Across the world, forests and the soil beneath them absorb about a quarter of all carbon emissions.
This is an indispensable contribution to life as we know it, and forests offer many others, too. They house more than half the world’s species of animals, birds and insects...Indeed, the more that people learn about forests, the more perilous their mismanagement seems.
That forests regulate water run-off, mitigating risks of flooding and drought, has been recognised since ancient times. The ancients also understood that trees can increase rainfall and deforestation can reduce it. Cutting down trees leads to a reduction in evapotranspiration, which results in less downwind precipitation.
For these and many other reasons, the forests help to sustain life on the planet. Yet, there are significant threats to the forest. One is global climate change, and the second is closely related to global climate change--population growth and the demand for food and other agricultural products.

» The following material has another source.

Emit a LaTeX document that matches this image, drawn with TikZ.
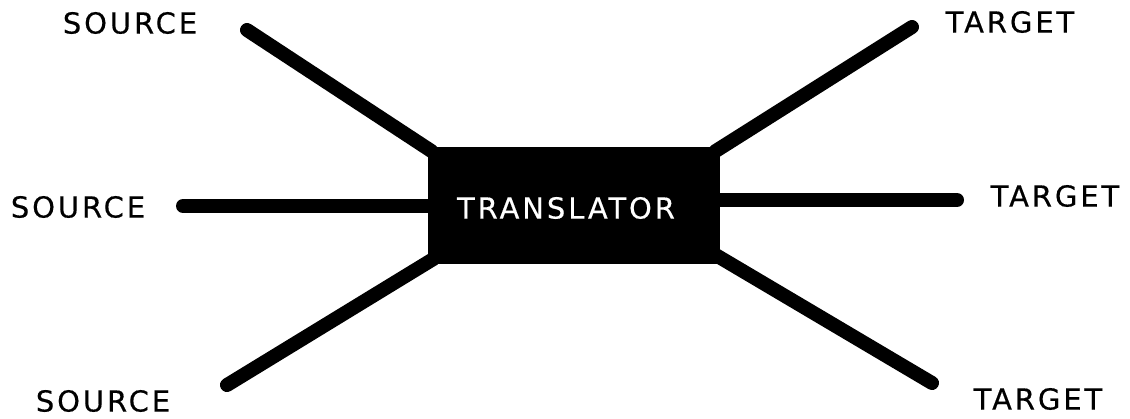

There are no easy fixes to the forest problem. It is hard enough to preserve what we have, much less to try to increase the fraction of the earth covered by forest back to something even a little closer to what it was a few thousand years ago. A small, but incredibly important part of the solution--a goal of the Economist special report--is awareness of the problem: Awareness of how huge an issue this is and that we are going to have to pay for it, whether we like it or not. The Economist opines that "eco-concerned consumers may want sustainable products, but they do not want to pay more for them." The marketplace does not work well when we can't quantify the true costs of what we extract from nature.